Thursday, May 26, 2011

Armor for the Weak




You never know when the moment will hit.


You never know when she will feel the full impact of the world.


You never know when the impact will bring you to your knees.





Last night I witnessed teen after teen receive awards and we all clapped.


Sometimes the names were repeated over and over and the applause rose.


Often, I thought, "Who are these kids?"





Apparently my daughter was listening, and not talking through it.


Apparently she heard those same names being praised over and over and felt, in her heart, that she didn't have much purpose or talent or gift.



Haven't you been there? Don't you remember?


When you first felt you didn't measure up? I do.


I felt it all my life.





At first it's an inkling that they are special. Then it's hearing them being praised by someone you admire. Then you realize: they have IT.


Of course, you can't quite describe it, but you feel it. It weighs heavy. It pulls, and measures, and reflects a distorted picture that looks so similar to who you really are, but not quite what you want to see.




Don't you remember what it looked like?


I do. I've seen it off and on my whole life.



And, for the first time, the picture, painted with long strokes, finally becomes clear and vibrant.


I don't measure up.





My daughter saw herself in that painting last night after a banquet honoring students whom she has eaten lunch with, rode in the car with, stood next to in line, and sat behind in class. She saw that she...didn't measure up to THAT standard.





My heart ached as I heard her express on the ride home that she wasn't really GOOD at anything, just OK. Out of her came a dark, long breath that spewed disappointment, hurt, failure, unrealized dreams. Oh, how I ached.





Haven't we all heard the liar. Haven't we all entertained his theatrical play, weaving lies with truth, until the two became one. My heart bursts.


She, with her happy-heart, witty banter, and ever-loving friendship, saw only her faults.





I drew a long breath before I exposed the lies, one by one.


But, last night, she couldn't hear it.


She felt the sting of rejection that closed off the confident young lady.



I felt that same sting, but many years earlier than she. Even though I had carefully given her instruction and even though I praised her talent...it all dropped to the ground like an unused toy. Forgotten.

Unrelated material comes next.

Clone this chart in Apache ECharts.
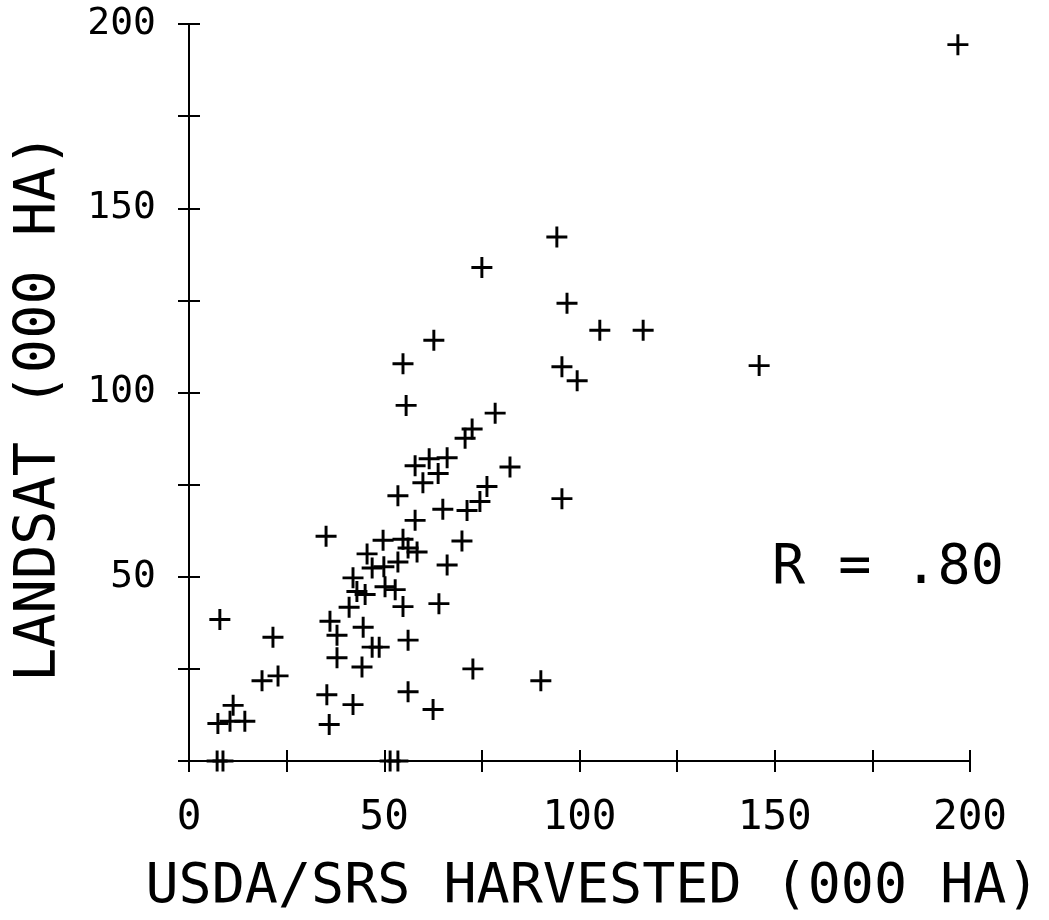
<!DOCTYPE html>
<html>
<head>
<meta charset="utf-8">
<title>Landsat vs USDA/SRS</title>
<script src="https://cdn.jsdelivr.net/npm/echarts@6/dist/echarts.min.js"></script>
<style>
	html, body { margin: 0; padding: 0; background: #fff; }
	#chart_box { width: 1049px; height: 920px; }
</style>
</head>
<body>
<div id="chart_box"></div>
<script>
// USDA/SRS harvested area (000 ha)
var usda_x = [
	196.9, 146.0, 94.2, 75.0, 96.8, 105.2, 116.3, 95.5, 99.4, 62.7,
	54.8, 55.6, 78.4, 72.5, 70.7, 82.2, 57.9, 61.5, 66.1, 63.8,
	59.9, 53.5, 76.3, 74.5, 71.2, 65.0, 57.9, 95.5, 35.1, 49.7,
	54.8, 56.1, 58.4, 69.9, 45.6, 46.9, 49.9, 53.5, 66.1, 42.0,
	43.0, 45.1, 50.2, 52.8, 41.0, 54.8, 64.0, 36.1, 37.9, 44.6,
	7.9, 21.5, 46.9, 48.7, 56.1, 37.9, 44.3, 72.7, 90.1, 18.7,
	22.8, 35.3, 42.0, 56.1, 62.5, 11.3, 7.4, 10.5, 14.3, 35.9,
	7.2, 8.7, 51.5, 53.5
];
// Landsat estimate (000 ha), same order
var landsat_y = [
	194.4, 107.3, 142.2, 133.9, 124.2, 116.9, 116.9, 107.0, 103.2, 114.2,
	107.8, 96.5, 94.4, 90.1, 87.6, 79.8, 80.1, 82.0, 82.3, 78.0,
	75.5, 72.0, 74.5, 70.4, 68.0, 68.3, 65.3, 71.2, 61.0, 59.9,
	60.2, 57.8, 56.7, 59.7, 56.2, 52.4, 52.7, 54.0, 53.2, 49.7,
	46.0, 45.2, 47.3, 46.5, 41.7, 41.9, 42.7, 37.9, 34.1, 36.3,
	38.4, 33.6, 30.9, 30.9, 32.8, 28.0, 25.5, 25.0, 21.8, 21.8,
	23.1, 18.0, 15.3, 18.8, 14.0, 15.1, 10.2, 10.8, 10.8, 9.9,
	0, 0, 0, 0
];
var x_labels = [0, 50, 100, 150, 200];
var y_labels = [50, 100, 150, 200];
var r_text = 'R = .80';

var mono = "'DejaVu Sans Mono', 'Liberation Mono', monospace";
// plus sign, filled so it stays solid black
var plus_path = 'path://M8.6,0H11.4V8.6H20V11.4H11.4V20H8.6V11.4H0V8.6H8.6Z';

function make_points() {
	var pts = [];
	for (var i = 0; i < usda_x.length; i++) {
		pts.push([usda_x[i], landsat_y[i]]);
	}
	return pts;
}

function tick_axis(is_x, inside) {
	var ax = {
		type: 'value',
		min: 0,
		max: 200,
		interval: 25,
		position: is_x ? 'bottom' : 'left',
		splitLine: { show: false },
		axisLine: { show: !inside, lineStyle: { color: '#000', width: 2 } },
		axisTick: { show: true, inside: inside, length: 11, lineStyle: { color: '#000', width: 2 } },
		axisLabel: { show: false }
	};
	return ax;
}

document.addEventListener('DOMContentLoaded', function() {
	var chart = echarts.init(document.getElementById('chart_box'), null, { renderer: 'canvas' });

	var x_main = tick_axis(true, false);
	x_main.axisLabel = {
		show: true,
		margin: 37,
		color: '#000',
		fontFamily: mono,
		fontSize: 41,
		formatter: function(v) {
			return x_labels.indexOf(v) > -1 ? String(v) : '';
		}
	};
	x_main.name = 'USDA/SRS HARVESTED (000 HA)';
	x_main.nameLocation = 'middle';
	x_main.nameGap = 99;
	x_main.nameTextStyle = { color: '#000', fontFamily: mono, fontSize: 55, padding: [0, 0, 0, 26] };

	var y_main = tick_axis(false, false);
	y_main.axisLabel = {
		show: true,
		margin: 33,
		color: '#000',
		fontFamily: mono,
		fontSize: 38,
		formatter: function(v) {
			return y_labels.indexOf(v) > -1 ? String(v) : '';
		}
	};
	y_main.name = 'LANDSAT (000 HA)';
	y_main.nameLocation = 'middle';
	y_main.nameGap = 120;
	y_main.nameRotate = 90;
	y_main.nameTextStyle = { color: '#000', fontFamily: mono, fontSize: 57, padding: [0, 30, 0, 0] };

	var option = {
		animation: false,
		backgroundColor: '#fff',
		grid: { left: 189, right: 79, top: 24, bottom: 152, containLabel: false },
		xAxis: [x_main, tick_axis(true, true)],
		yAxis: [y_main, tick_axis(false, true)],
		graphic: [{
			type: 'text',
			left: 772,
			top: 541,
			style: { text: r_text, fill: '#000', font: '55px ' + mono }
		}],
		series: [{
			type: 'scatter',
			xAxisIndex: 0,
			yAxisIndex: 0,
			symbol: plus_path,
			symbolSize: 21,
			itemStyle: { color: '#000', opacity: 1 },
			data: make_points()
		}]
	};

	chart.setOption(option);
});
</script>
</body>
</html>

Yes. This young woman is experiencing the bitter herbs that the world, the deceiver, serves to us along with sweet tea and cake.





It was a difficult moment for this mommy-at-heart who is a fierce lion when it comes to her cubs. It brought tears for hours as I hugged her goodnight. Even harder? Knowing that this is a long line in her course of becoming a grown-up woman. The line will extend her whole life with the deceiver whispering in her ear.





Prepare me Lord Jesus for this next phase.


Prepare our Armor together.


Forge her a sheild with your promises, a sword of swift return, and a helmet that drowns out the shouts of the world.


Prepare us together, because I will NEVER let her be defeated by a lie as long as breath lives in my lungs.



The war has just begun for her and I. We will stand united.

1 comment:

  1. and you I exposed the lies, one by one. i know you will keep fighting for your daughter. "in this world you will have trouble, but take heart I have overcome the world" and He has and will continue to overcome the lies.

    ms. jones... she won everything, had everything, was everything... and i was always nothing. BUT GOD. God pointed out to me that it was never about me anyway. it was never suppose to be about me. it was always Him. is always to be about Him.

    May God magnify His mercy on megan, and tell her who she is in Him...beautiful, brilliant, His delight, His beloved... i know He does already, but may she have the ears to hear it, the eyes to see it.
    May God continue to lead you in wisdom, truth, and peace. in Christ Jesus!